Anticipate reward hacking. When you add any reward component, immediately ask: how could an adversarial agent exploit this? The HP-preservation reward was exploitable because it did not account for the passage of time. If I had red-teamed it mentally for five minutes before training, the stalling loop would have been obvious. The agent was not being clever; the reward was being incomplete.

Monitor episode length as a first-class metric. Along with win rate and reward. Wildly long episodes are almost always a sign of reward exploitation or broken termination conditions. It was the episode-length graph that first told me v2 was broken — win rate looked fine for a while.

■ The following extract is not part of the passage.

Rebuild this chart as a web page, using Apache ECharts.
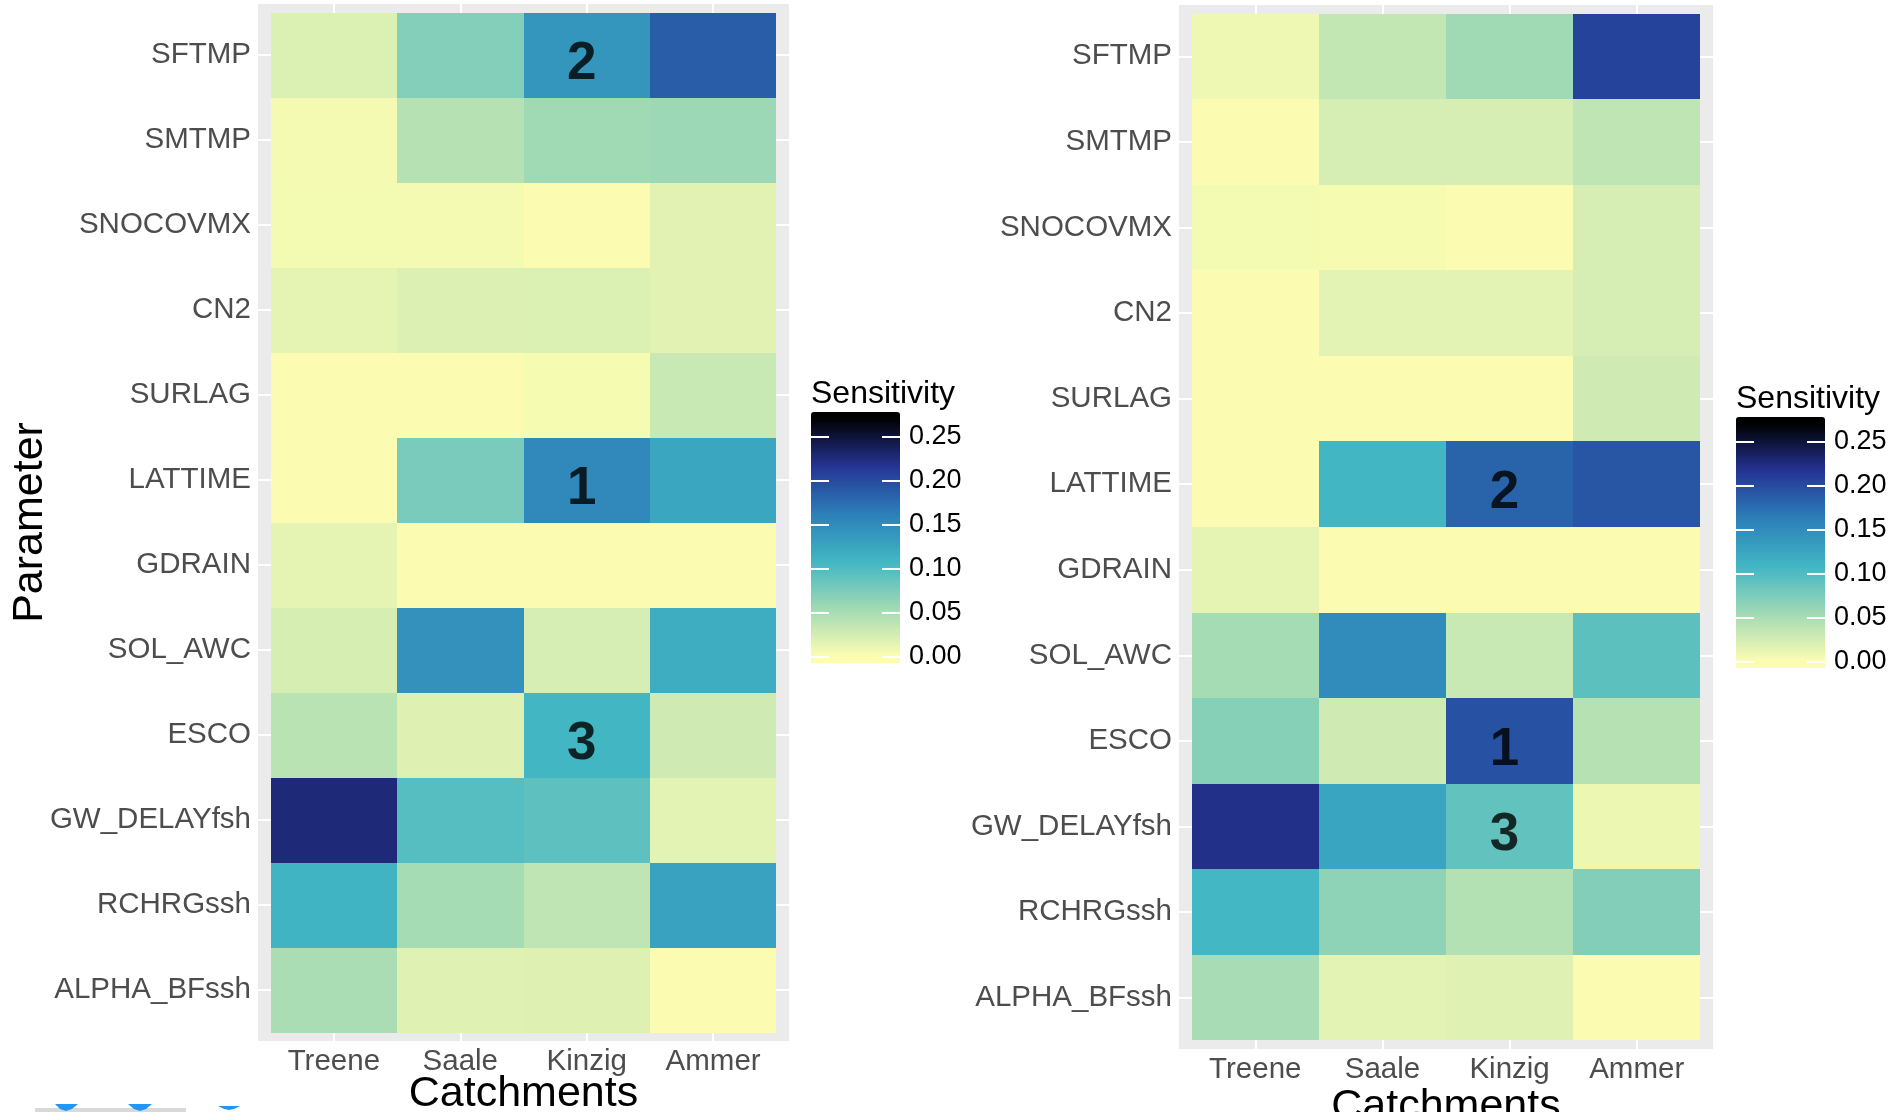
<!DOCTYPE html>
<html>
<head>
<meta charset="utf-8">
<title>Parameter sensitivity by catchment</title>
<script src="https://cdn.jsdelivr.net/npm/echarts@6/dist/echarts.min.js"></script>
<style>
  html, body { margin: 0; padding: 0; background: #ffffff; }
  #chart { width: 1895px; height: 1112px; }
</style>
</head>
<body>
<div id="chart"></div>
<script>
// ---- data -------------------------------------------------------------
const CATCHMENTS = ['Treene', 'Saale', 'Kinzig', 'Ammer'];
const PARAMETERS = ['SFTMP', 'SMTMP', 'SNOCOVMX', 'CN2', 'SURLAG', 'LATTIME',
  'GDRAIN', 'SOL_AWC', 'ESCO', 'GW_DELAYfsh', 'RCHRGssh', 'ALPHA_BFssh'];

// Sensitivity, one row per parameter, columns Treene, Saale, Kinzig, Ammer
const SENS_LEFT = [
  [0.020, 0.071, 0.140, 0.187],
  [0.005, 0.042, 0.055, 0.057],
  [0.006, 0.005, 0.000, 0.016],
  [0.014, 0.019, 0.020, 0.016],
  [0.001, 0.000, 0.004, 0.031],
  [0.001, 0.076, 0.153, 0.124],
  [0.014, 0.000, 0.000, 0.000],
  [0.022, 0.145, 0.023, 0.117],
  [0.040, 0.018, 0.108, 0.027],
  [0.227, 0.097, 0.092, 0.015],
  [0.110, 0.052, 0.037, 0.128],
  [0.049, 0.017, 0.018, 0.000]
];
const SENS_RIGHT = [
  [0.008, 0.034, 0.055, 0.206],
  [0.001, 0.023, 0.023, 0.037],
  [0.006, 0.004, 0.000, 0.023],
  [0.001, 0.015, 0.015, 0.023],
  [0.000, 0.000, 0.000, 0.027],
  [0.001, 0.108, 0.182, 0.193],
  [0.014, 0.000, 0.000, 0.000],
  [0.052, 0.150, 0.031, 0.093],
  [0.069, 0.027, 0.196, 0.042],
  [0.221, 0.125, 0.090, 0.010],
  [0.107, 0.065, 0.043, 0.072],
  [0.051, 0.015, 0.017, 0.000]
];

// Rank annotations: [catchment, parameter, rank]
const RANKS_LEFT = [['Kinzig', 'LATTIME', 1], ['Kinzig', 'SFTMP', 2], ['Kinzig', 'ESCO', 3]];
const RANKS_RIGHT = [['Kinzig', 'ESCO', 1], ['Kinzig', 'LATTIME', 2], ['Kinzig', 'GW_DELAYfsh', 3]];

// Colour scale
const SCALE_LIMITS = [0, 0.271];
const LEGEND_BREAKS = [0, 0.05, 0.10, 0.15, 0.20, 0.25];

// ---- styling helpers ---------------------------------------------------
const FONT = '"Liberation Sans", Arial, Helvetica, sans-serif';
const PALETTE = ['#fdfdb2', '#a1dab4', '#41b6c4', '#2c7fb8', '#253494', '#000000'];
// the legend bar runs half a bin past the limits at both ends
const BAR_RANGE = [-0.0075, 0.2785];

function hexToRgb(h) {
  return [parseInt(h.substr(1, 2), 16), parseInt(h.substr(3, 2), 16), parseInt(h.substr(5, 2), 16)];
}
function paletteAt(v) {
  const c = Math.min(Math.max(v, SCALE_LIMITS[0]), SCALE_LIMITS[1]);
  const t = (c - SCALE_LIMITS[0]) / (SCALE_LIMITS[1] - SCALE_LIMITS[0]) * (PALETTE.length - 1);
  const i = Math.min(Math.floor(t), PALETTE.length - 2);
  const f = t - i;
  const a = hexToRgb(PALETTE[i]), b = hexToRgb(PALETTE[i + 1]);
  const m = a.map((x, k) => Math.round(x + (b[k] - x) * f));
  return 'rgb(' + m.join(',') + ')';
}
const RAMP = [];
for (let k = 0; k <= 60; k++) {
  RAMP.push(paletteAt(BAR_RANGE[0] + (BAR_RANGE[1] - BAR_RANGE[0]) * k / 60));
}

function tileData(matrix) {
  const out = [];
  matrix.forEach((row, r) => row.forEach((v, c) => out.push([c, r, v])));
  return out;
}
function rankData(list) {
  return list.map(d => [CATCHMENTS.indexOf(d[0]), PARAMETERS.indexOf(d[1]), d[2]]);
}

function renderTile(params, api) {
  const x = api.value(0), y = api.value(1);
  const p0 = api.coord([x - 0.5, y - 0.5]);
  const p1 = api.coord([x + 0.5, y + 0.5]);
  const x0 = Math.round(Math.min(p0[0], p1[0])), x1 = Math.round(Math.max(p0[0], p1[0]));
  const y0 = Math.round(Math.min(p0[1], p1[1])), y1 = Math.round(Math.max(p0[1], p1[1]));
  return {
    type: 'rect',
    shape: { x: x0, y: y0, width: x1 - x0, height: y1 - y0 },
    style: { fill: api.visual('color') }
  };
}

const TICK_IDX_X = CATCHMENTS.map((_, i) => i);
const TICK_IDX_Y = PARAMETERS.map((_, i) => i);

function panelX(gridIndex, nameGap) {
  return {
    type: 'value', gridIndex: gridIndex, min: -0.6, max: 3.6,
    name: 'Catchments', nameLocation: 'middle', nameGap: nameGap, nameMoveOverlap: false,
    nameTextStyle: { fontFamily: FONT, fontSize: 43, color: '#000000' },
    axisLine: { show: false },
    axisTick: { show: true, customValues: TICK_IDX_X, length: 5, lineStyle: { color: '#333333', width: 1.5 } },
    axisLabel: { show: true, customValues: TICK_IDX_X, formatter: v => CATCHMENTS[v],
      fontFamily: FONT, fontSize: 29.5, color: '#4d4d4d', margin: 6 },
    splitLine: { show: true, lineStyle: { color: '#ffffff', width: 2 } }
  };
}
function panelY(gridIndex, withName) {
  const ax = {
    type: 'value', gridIndex: gridIndex, min: -0.6, max: 11.6, inverse: true,
    axisLine: { show: false },
    axisTick: { show: true, customValues: TICK_IDX_Y, length: 5, lineStyle: { color: '#333333', width: 1.5 } },
    axisLabel: { show: true, customValues: TICK_IDX_Y, formatter: v => PARAMETERS[v],
      fontFamily: FONT, fontSize: 29.5, color: '#4d4d4d', margin: 7 },
    splitLine: { show: true, lineStyle: { color: '#ffffff', width: 2 } }
  };
  if (withName) {
    Object.assign(ax, {
      name: 'Parameter', nameLocation: 'middle', nameGap: 206, nameRotate: 90, nameMoveOverlap: false,
      nameTextStyle: { fontFamily: FONT, fontSize: 43, color: '#000000' }
    });
  }
  return ax;
}
function legendAxes(gridIndex) {
  const base = {
    type: 'value', gridIndex: gridIndex, min: BAR_RANGE[0], max: BAR_RANGE[1], z: 10,
    axisLine: { show: false }, splitLine: { show: false }
  };
  return [
    Object.assign({}, base, {
      position: 'left',
      axisTick: { show: true, inside: true, length: 18, customValues: LEGEND_BREAKS,
        lineStyle: { color: '#ffffff', width: 2 } },
      axisLabel: { show: false }
    }),
    Object.assign({}, base, {
      position: 'right',
      axisTick: { show: true, inside: true, length: 18, customValues: LEGEND_BREAKS,
        lineStyle: { color: '#ffffff', width: 2 } },
      axisLabel: { show: true, customValues: LEGEND_BREAKS, formatter: v => v.toFixed(2),
        fontFamily: FONT, fontSize: 27, color: '#000000', margin: 9 }
    })
  ];
}
function colourBar(seriesIndex, left, top) {
  return {
    type: 'continuous', seriesIndex: seriesIndex, dimension: 2,
    min: BAR_RANGE[0], max: BAR_RANGE[1], calculable: false, hoverLink: false,
    left: left, top: top, padding: 0, itemWidth: 89, itemHeight: 251,
    inRange: { color: RAMP }
  };
}
function rankSeries(xi, yi, list) {
  return {
    type: 'scatter', xAxisIndex: xi, yAxisIndex: yi, data: rankData(list),
    symbolSize: 0, z: 5, silent: true,
    label: { show: true, position: 'inside', formatter: p => String(p.value[2]),
      fontFamily: FONT, fontSize: 53, fontWeight: 'bold', color: '#000000', offset: [-5, 9] }
  };
}

const option = {
  animation: false,
  backgroundColor: '#ffffff',
  title: [
    { text: 'Sensitivity', left: 811, top: 378, padding: 0,
      textStyle: { fontFamily: FONT, fontSize: 32, fontWeight: 'normal', color: '#000000' } },
    { text: 'Sensitivity', left: 1736, top: 383, padding: 0,
      textStyle: { fontFamily: FONT, fontSize: 32, fontWeight: 'normal', color: '#000000' } }
  ],
  grid: [
    { left: 258, top: 4, width: 531, height: 1037, show: true, backgroundColor: '#ebebeb', borderWidth: 0, outerBoundsMode: 'none' },
    { left: 1179, top: 5, width: 534, height: 1044, show: true, backgroundColor: '#ebebeb', borderWidth: 0, outerBoundsMode: 'none' },
    { left: 811, top: 412, width: 89, height: 251, show: false, outerBoundsMode: 'none' },
    { left: 1736, top: 417, width: 89, height: 251, show: false, outerBoundsMode: 'none' }
  ],
  xAxis: [
    panelX(0, 32),
    panelX(1, 37),
    { type: 'value', gridIndex: 2, show: false, min: 0, max: 1 },
    { type: 'value', gridIndex: 3, show: false, min: 0, max: 1 }
  ],
  yAxis: [panelY(0, true), panelY(1, false)].concat(legendAxes(2), legendAxes(3)),
  visualMap: [colourBar(0, 811, 412), colourBar(1, 1736, 417)],
  series: [
    { type: 'custom', xAxisIndex: 0, yAxisIndex: 0, data: tileData(SENS_LEFT), renderItem: renderTile, z: 2, silent: true },
    { type: 'custom', xAxisIndex: 1, yAxisIndex: 1, data: tileData(SENS_RIGHT), renderItem: renderTile, z: 2, silent: true },
    rankSeries(0, 0, RANKS_LEFT),
    rankSeries(1, 1, RANKS_RIGHT)
  ],
  graphic: [
    { type: 'rect', shape: { x: 35, y: 1108, width: 151, height: 6 }, style: { fill: '#d9d9d9' } },
    { type: 'polygon', shape: { points: [[55, 1104], [60, 1109], [66, 1111], [72, 1109], [78, 1104]] }, style: { fill: '#2196f3' } },
    { type: 'polygon', shape: { points: [[128, 1104], [134, 1109], [140, 1111], [146, 1109], [152, 1104]] }, style: { fill: '#2196f3' } },
    { type: 'polygon', shape: { points: [[218, 1106], [224, 1109], [229, 1110], [234, 1109], [240, 1106]] }, style: { fill: '#2196f3' } }
  ]
};

const chart = echarts.init(document.getElementById('chart'), null, { renderer: 'canvas' });
chart.setOption(option);
</script>
</body>
</html>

Keep iteration cycles short. Each of these reward functions trained for an hour or two before I killed it. That was deliberate. There is a real temptation, when you have committed a few hours of GPU time to a run, to let it keep going to justify the sunk cost. I try to resist that. If the reward is broken, more compute makes it more broken, not less.

Technical details

Key takeaways

  1. Dense reward beats sparse reward for long-horizon tasks with random initial policies. Credit assignment is too hard with only a terminal reward; the value function cannot bootstrap itself out of the cold start.
  2. Every reward signal can be exploited. Stare at your reward function and ask what a lazy, greedy agent would do to maximize it. Whatever loophole you find, the agent will find it faster.
  3. Watch episode length. Regressions in episode length often reveal reward hacking before win rate does. It is the earliest public signal that the agent has found a degenerate optimum.
  4. Iterate fast, measure everything. Each version trained for only an hour or two before I decided it was broken. The iteration loop matters more than per-iteration perfection — you learn more from three one-hour runs than from one carefully-tuned six-hour run. The mistakes the first run makes are rarely the mistakes the second run needs to make for you to learn the thing.
  5. The reward is not the code that computes it; it is the policy it produces. The only real test of a reward function is what the agent does under it. The prose version of the reward — what I thought I was asking for — is almost always more forgiving than the actual math version the agent gets to see.